I've always loved English. I've always loved writing poetry and fiction, reading anything I could grab my hands on, editing, forming argumentative pieces and so much more. I've loved it from a young age and writing was never a chore for me; it was a fun activity, a way to pour out my feelings, a way to express my beliefs and a way to tell my very own story.
I'm not stupid for not liking STEM, it just isn't what I'm passionate about. In fact, I am in love with the English courses I'm currently taking. I love how I'm learning about topics I'm actually interested in; I love how I get to write papers, edit my work and do everything that comes so naturally to me. It also helps that the prospective English major I have in mind is the one that famous poet and alumni Rupi Kaur graduated with! More so, I enjoy creating business reports and market plans, analyzing market trends and creating solutions to business dilemmas. No more memorizing the 20 types of amino acids, no more solving the equation. Hasta la vista, chemistry.
Switching from a STEM to an Arts major made me realize and accept the fact that what I liked in high school and what I thought I was interested in didn't end up being what I wanted to study, and that's OK. In the end, the hobby and pasttime I loved so much, as well as my newfound interest in business courses, ended up being the right decision for me to pursue at university. That's the brilliant thing about university, you're given the chance to learn things about yourself you may not have known before, like your true interests and preferences.

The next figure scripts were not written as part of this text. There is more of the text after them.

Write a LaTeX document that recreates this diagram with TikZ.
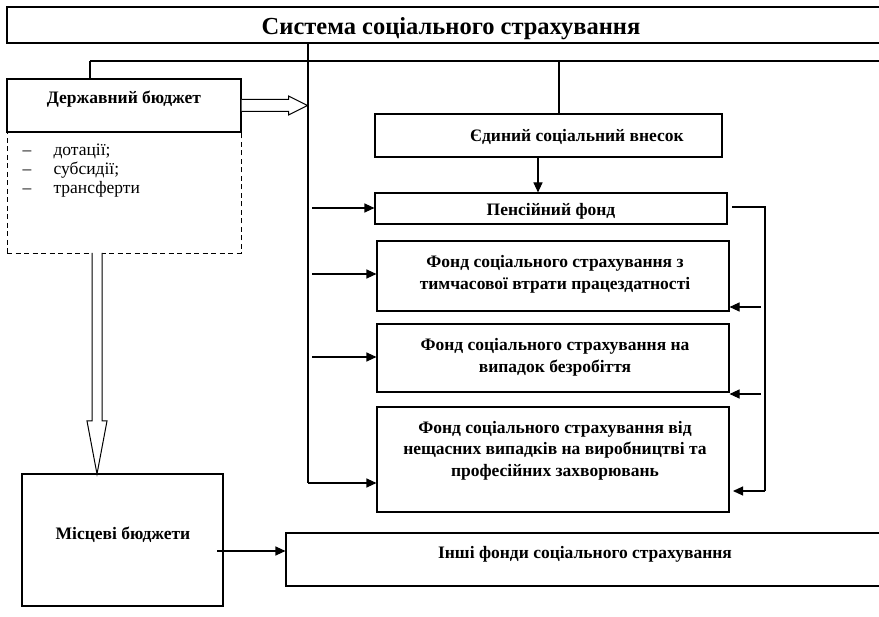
\documentclass[tikz,border=0pt]{standalone}
\usepackage{fontspec}
\setmainfont{Liberation Serif}
\usetikzlibrary{arrows.meta,fit,calc}
\begin{document}
\begin{tikzpicture}[x=1pt,y=-1pt,line width=1.1pt,
  box/.style={draw,rectangle,inner sep=0pt},
  dbox/.style={draw,rectangle,inner sep=0pt,dash pattern=on 5pt off 3.5pt,line width=0.9pt},
  lbl/.style={font=\fontsize{17.5}{21.5}\selectfont\bfseries,align=center,inner sep=0pt},
  itm/.style={font=\fontsize{17.5}{19}\selectfont,anchor=base west,inner sep=0pt},
  con/.style={-{Triangle[length=10pt,width=9pt]},line width=1.1pt},
  hollow/.style={draw,line width=1pt,fill=white}]
\useasboundingbox (0,0) rectangle (879,617);
\clip (0,0) rectangle (879,617);
% title
\node[box,fit={(7,7) (900,43)}] (title) {};
\node[lbl,font=\fontsize{24.5}{26}\selectfont\bfseries] (titlet) at (451,28.5) {Система соціального страхування};
% top line
\coordinate (tl) at (90,61);
\coordinate (tr) at (900,61);
\coordinate (tm) at (559,61);
\draw (tl) -- (tr);
% state budget
\node[box,fit={(7,79) (241,132)}] (db) {};
\node[lbl] (dbt) at (124,99) {Державний бюджет};
\node[dbox,fit={(7,132) (241,253)}] (dd) {};
\node[itm] (d1) at (22,156) {–};
\node[itm] (i1) at (53,156) {дотації;};
\node[itm] (d2) at (22,175) {–};
\node[itm] (i2) at (53,175) {субсидії;};
\node[itm] (d3) at (22,194) {–};
\node[itm] (i3) at (53,194) {трансферти};
\draw (tl) -- (tl |- db.north);
% main vertical line
\coordinate (mtop) at (308,43);
\coordinate (mbot) at (308,483);
\draw (mtop) -- (mbot);
% hollow arrow right
\draw[hollow] ($(db.east)+(0,-6)$) -- ++(47,0) -- ++(0,-3.5) -- ($(db.east)+(66,0)$) -- ($(db.east)+(47,9.5)$) -- ++(0,-3.5) -- ($(db.east)+(0,6)$);
% single contribution
\node[box,fit={(375,114) (722,157)}] (ev) {};
\node[lbl] (evt) at (577,137) {Єдиний соціальний внесок};
\draw (tm) -- (tm |- ev.north);
% pension fund
\node[box,fit={(375,193) (727,224)}] (pf) {};
\node[lbl] (pft) at (551,211) {Пенсійний фонд};
\coordinate (evs) at (538,157);
\draw[con] (evs) -- (evs |- pf.north);
% temp
\node[box,fit={(377,241) (729,311)}] (f1) {};
\node[lbl] (f1t) at (555,274.5) {Фонд соціального страхування з\\тимчасової втрати працездатності};
% unemployment
\node[box,fit={(377,324) (729,392)}] (f2) {};
\node[lbl] (f2t) at (555,357.5) {Фонд соціального страхування на\\випадок безробіття};
% accidents
\node[box,fit={(377,407) (729,512)}] (f3) {};
\node[lbl] (f3t) at (555,450.5) {Фонд соціального страхування від\\нещасних випадків на виробництві та\\професійних захворювань};
% arrows from main line
\coordinate (a0) at (312,208);
\coordinate (a1) at (312,274);
\coordinate (a2) at (312,357);
\draw[con] (a0) -- (a0 -| pf.west);
\draw[con] (a1) -- (a1 -| f1.west);
\draw[con] (a2) -- (a2 -| f2.west);
\draw[con] (mbot) -- (mbot -| f3.west);
% right bracket
\coordinate (r0) at (732,207);
\coordinate (r1) at (765,207);
\coordinate (r2) at (765,491);
\coordinate (r3) at (733,491);
\draw (r0) -- (r1) -- (r2);
\draw[con] (r2) -- (r3);
\coordinate (b1) at (761,307);
\coordinate (b2) at (761,394);
\draw[con] (b1) -- (b1 -| f1.east);
\draw[con] (b2) -- (b2 -| f2.east);
% local budgets
\node[box,fit={(22,474) (223,606)}] (mb) {};
\node[lbl] (mbt) at (123,535) {Місцеві бюджети};
% hollow arrow down
\coordinate (ha) at (97,253);
\coordinate (hb) at (97,474);
\draw[hollow] ($(ha)+(-5,0)$) -- ($(hb)+(-5,-53)$) -- ($(hb)+(-10,-53)$) -- (hb) -- ($(hb)+(10,-53)$) -- ($(hb)+(5,-53)$) -- ($(ha)+(5,0)$);
% other funds
\node[box,fit={(286,533) (900,586)}] (of) {};
\node[lbl] (oft) at (585,554) {Інші фонди соціального страхування};
\coordinate (ma) at (217,551);
\draw[con] (ma) -- (ma -| of.west);
\end{tikzpicture}
\end{document}
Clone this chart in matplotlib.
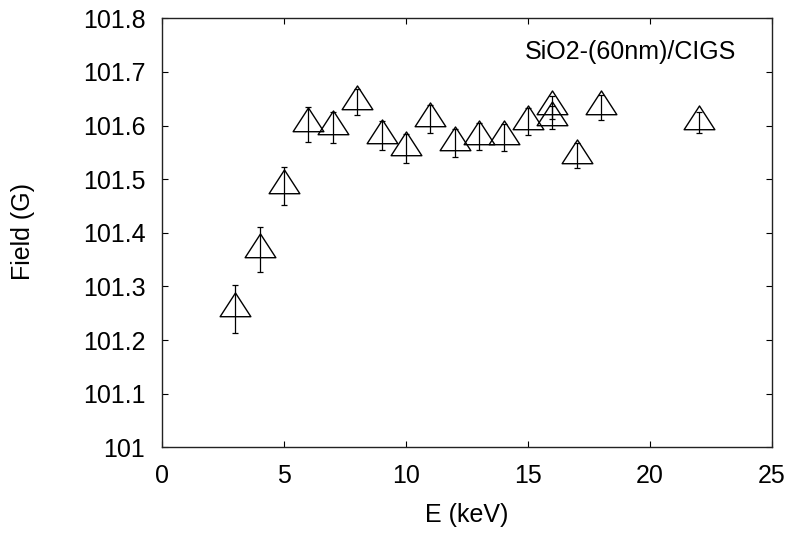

Frankly, I have no idea if I'll be accepted in the Arts and Business program, but I've learned not to dwell too much on the future. All I know is I'm happy in the faculty I'm in right now; I'm trying as best as I can, I'm working hard and I'm also putting my mental health first. With the immense and loving support I have from my family, friends and most importantly, myself, I'm slowly regaining back the self-confidence I've needed for the longest time.
Now, I wouldn't have it any other way.